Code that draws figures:
——
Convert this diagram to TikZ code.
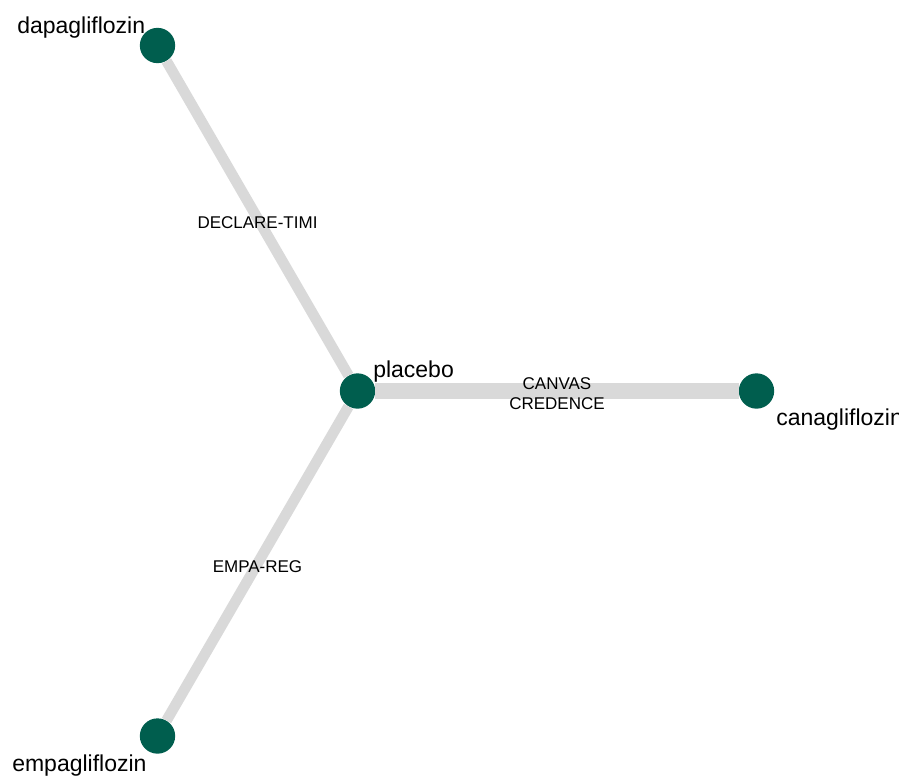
\documentclass[tikz,border=0pt]{standalone}
\usepackage{fontspec}
\setmainfont{Liberation Sans}
\usepackage{tikz}
\usetikzlibrary{positioning}
\definecolor{drugteal}{RGB}{0,94,78}
\definecolor{trialgrey}{RGB}{217,217,217}

\begin{document}
\begin{tikzpicture}[
    x=0.75pt, y=-0.75pt,
    drug/.style={circle, fill=drugteal, minimum size=26.5pt, inner sep=0pt},
    drugname/.style={anchor=base west, inner sep=0pt, font=\fontsize{17.25}{20}\selectfont},
    trial/.style={draw=trialgrey, line width=8pt},
    trialpair/.style={draw=trialgrey, line width=12pt},
    triallabel/.style={align=center, inner sep=0pt, font=\fontsize{12.75}{15.5}\selectfont}
]
    \useasboundingbox (0,0) rectangle (899,783);

    % treatments
    \node[drug] (dapa) at (157.5,45.5) {};
    \node[drug] (placebo) at (357.5,391) {};
    \node[drug] (cana) at (756.5,391) {};
    \node[drug] (empa) at (157.5,736) {};

    % trials
    \draw[trial] (placebo) -- node[triallabel, midway, yshift=-3pt] {DECLARE-TIMI} (dapa);
    \draw[trialpair] (placebo) -- node[triallabel, midway, yshift=-2pt] {CANVAS\\CREDENCE} (cana);
    \draw[trial] (placebo) -- node[triallabel, midway, yshift=-2pt] {EMPA-REG} (empa);

    % names
    \node[drugname] (dapa-name) at (17,33) {dapagliflozin};
    \node[drugname] (placebo-name) at (373,377) {placebo};
    \node[drugname] (cana-name) at (776,425) {canagliflozin};
    \node[drugname] (empa-name) at (12,771) {empagliflozin};
\end{tikzpicture}
\end{document}
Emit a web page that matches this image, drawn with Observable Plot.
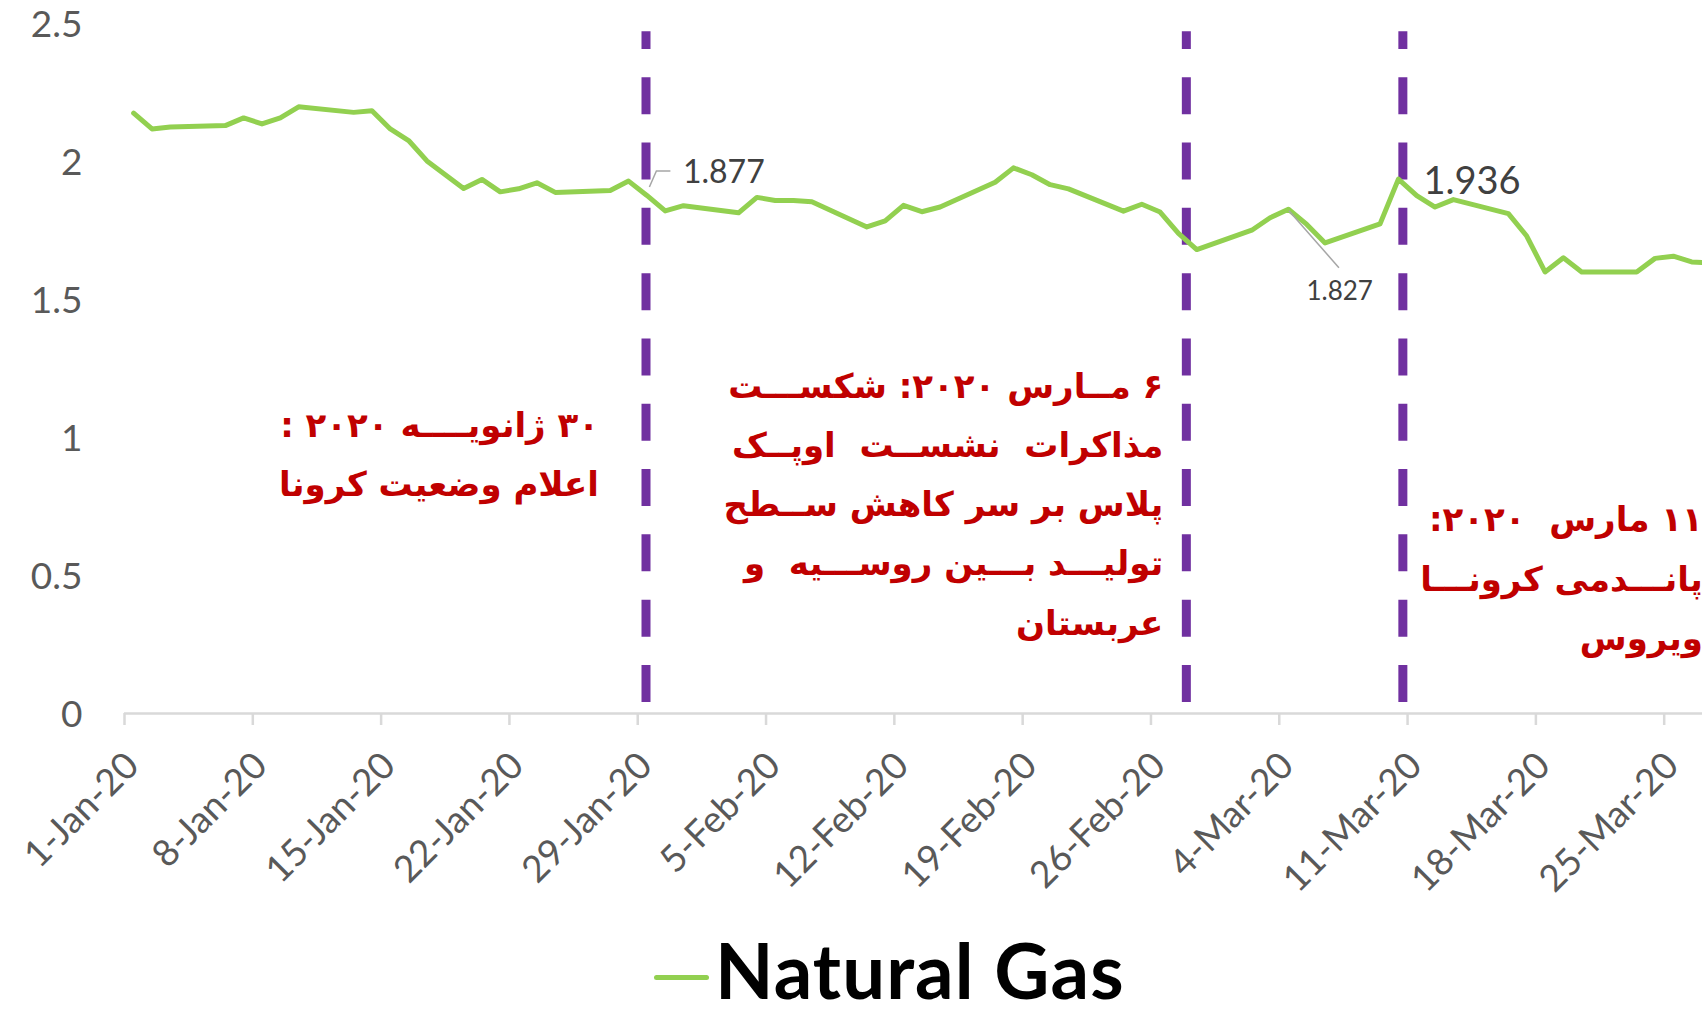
<!DOCTYPE html>
<html><head><meta charset="utf-8">
<script src="https://cdn.jsdelivr.net/npm/d3@7"></script>
<script src="https://cdn.jsdelivr.net/npm/@observablehq/plot@0.6"></script>
<style>
html,body{margin:0;padding:0;background:#fff;overflow:hidden;width:1702px;height:1014px}
#chart svg{display:block}
#legend{position:relative;height:89px;width:1702px}
#legend .sw{position:absolute;left:654px;top:50px;width:55px;height:5px;background:#92D050;border-radius:3px}
#legend .lbl{position:absolute;left:715px;top:7px;font:bold 76px Lato,sans-serif;letter-spacing:1.1px;line-height:1;color:#000;white-space:nowrap}
</style></head><body>
<div id="chart"></div>
<div id="legend"><div class="sw"></div><div class="lbl">Natural Gas</div></div>
<script>
// ---- data ----
const dates = [
  "2020-01-01","2020-01-02","2020-01-03","2020-01-06","2020-01-07","2020-01-08","2020-01-09","2020-01-10",
  "2020-01-13","2020-01-14","2020-01-15","2020-01-16","2020-01-17","2020-01-19","2020-01-20","2020-01-21",
  "2020-01-22","2020-01-23","2020-01-24","2020-01-27","2020-01-28","2020-01-29","2020-01-30","2020-01-31",
  "2020-02-03","2020-02-04","2020-02-05","2020-02-06","2020-02-07","2020-02-10","2020-02-11","2020-02-12",
  "2020-02-13","2020-02-14","2020-02-17","2020-02-18","2020-02-19","2020-02-20","2020-02-21","2020-02-24",
  "2020-02-25","2020-02-26","2020-02-27","2020-02-28","2020-03-02","2020-03-03","2020-03-04","2020-03-05",
  "2020-03-06","2020-03-09","2020-03-10","2020-03-11","2020-03-12","2020-03-13","2020-03-16","2020-03-17",
  "2020-03-18","2020-03-19","2020-03-20","2020-03-23","2020-03-24","2020-03-25","2020-03-26","2020-03-27"
];
const values = [
  2.175,2.118,2.125,2.130,2.158,2.136,2.158,2.198,
  2.178,2.184,2.118,2.076,2.002,1.902,1.935,1.890,
  1.901,1.923,1.888,1.895,1.929,1.877,1.821,1.840,
  1.814,1.870,1.859,1.859,1.854,1.763,1.785,1.841,
  1.818,1.835,1.925,1.977,1.952,1.916,1.901,1.820,
  1.845,1.817,1.740,1.681,1.751,1.796,1.827,1.772,
  1.705,1.774,1.936,1.876,1.835,1.862,1.811,1.730,
  1.600,1.651,1.600,1.600,1.649,1.657,1.636,1.633
];
const tickDates = ["2020-01-01","2020-01-08","2020-01-15","2020-01-22","2020-01-29","2020-02-05","2020-02-12",
  "2020-02-19","2020-02-26","2020-03-04","2020-03-11","2020-03-18","2020-03-25"];
const yTicks = [0, 0.5, 1, 1.5, 2, 2.5];
const eventDates = ["2020-01-29T10:50Z","2020-02-27T22:20Z","2020-03-10T17:50Z"];
const eventTexts = [
  ["۳۰ ژانویــــه ۲۰۲۰ :", "اعلام وضعیت کرونا"],
  ["۶ مــارس ۲۰۲۰: شکســـت", "مذاکرات  نشســت  اوپــک", "پلاس بر سر کاهش ســطح", "تولیـــد بـــین روســـیه  و", "عربستان"],
  ["۱۱ مارس  ۲۰۲۰:", "پانـــدمی کرونـــا", "ویروس"]
];
const labelDates = ["2020-01-29","2020-03-04","2020-03-10"];
const labelTexts = ["1.877","1.827","1.936"];
const seriesName = "Natural Gas";

// ---- build ----
const at = s => new Date(s + "T12:00:00Z");
const day = s => new Date(s + "T00:00:00Z");
const data = dates.map((d, i) => ({date: at(d), value: values[i]}));
const events = eventDates.map((d, i) => ({date: new Date(d), text: eventTexts[i]}));
const labels = labelDates.map((d, i) => ({date: at(d), value: values[dates.indexOf(d)], text: labelTexts[i]}));
const fmt = d3.utcFormat("%-d-%b-%y");
const rtl = lines => lines.map(l => "\u202B" + l + "\u202C").join("\n");

function leader(datum, offsets) {
  return Plot.dot([datum], {x: "date", y: "value", r: 0,
    render(index, scales) {
      const px = scales.x(datum.date), py = scales.y(datum.value);
      const g = d3.create("svg:g");
      g.append("path").attr("d", d3.line()(offsets.map(([dx, dy]) => [px + dx, py + dy])))
        .attr("fill", "none").attr("stroke", "#a6a6a6").attr("stroke-width", 1.5);
      return g.node();
    }});
}

const annFont = {fontFamily: "DejaVu Sans", fontWeight: "bold", fill: "#C00000", fontSize: 34, textAnchor: "end", lineAnchor: "middle", lineHeight: 1.74};

const chart = Plot.plot({
  width: 1702, height: 925,
  marginLeft: 124, marginRight: 0, marginTop: 23, marginBottom: 212,
  style: {fontFamily: "Lato, sans-serif", background: "#fff", overflow: "hidden"},
  x: {type: "utc", domain: [day("2020-01-01"), new Date("2020-03-27T02:10:00Z")]},
  y: {domain: [0, 2.5]},
  marks: [
    Plot.axisY(yTicks, {tickSize: 0, tickPadding: 42, fontSize: 37, fill: "#595959", tickFormat: d => String(d), label: null, dy: 2}),
    Plot.ruleY([0], {stroke: "#d9d9d9", strokeWidth: 2.5}),
    Plot.axisX(tickDates.map(day), {tickSize: 12, stroke: "#d9d9d9", strokeWidth: 2.5, fill: "none", tickFormat: () => "", label: null}),
    Plot.axisX(tickDates.map(day), {tickSize: 0, tickPadding: 46, fill: "#595959",
      fontSize: 37, tickRotate: -45, tickFormat: fmt, label: null, dx: 8}),
    Plot.ruleX(events, {x: "date", y1: 0.04, y2: 2.47, stroke: "#7030A0", strokeWidth: 9, strokeDasharray: "37 28.3"}),
    Plot.line(data, {x: "date", y: "value", stroke: "#92D050", strokeWidth: 5, strokeLinejoin: "round", strokeLinecap: "round", clip: true}),
    leader(labels[0], [[3, -8], [10, -24], [24, -24]]),
    leader(labels[1], [[1, 2], [51, 59]]),
    Plot.text([labels[0]], {x: "date", y: "value", text: "text", dx: 36, dy: -23, textAnchor: "start", fontSize: 32, fill: "#404040"}),
    Plot.text([labels[1]], {x: "date", y: "value", text: "text", dx: 18, dy: 82, textAnchor: "start", fontSize: 26, fill: "#404040"}),
    Plot.text([labels[2]], {x: "date", y: "value", text: "text", dx: 25, dy: 3, textAnchor: "start", fontSize: 38, fill: "#404040"}),
    Plot.text([events[0]], {x: "date", y: 0.963, text: d => rtl(d.text), dx: -47, ...annFont}),
    Plot.text([events[1]], {x: "date", y: 0.783, text: d => rtl(d.text), dx: -23, ...annFont}),
    Plot.text([events[2]], {x: "date", y: 0.514, text: d => rtl(d.text), dx: 300, ...annFont})
  ]
});
document.getElementById("chart").appendChild(chart);
document.querySelector("#legend .lbl").textContent = seriesName;
</script>
</body></html>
——
▶ _Your task_
Take every line containing the word "this" and copy it.

▶ _Response_
Convert this diagram to TikZ code.
Emit a web page that matches this image, drawn with Observable Plot.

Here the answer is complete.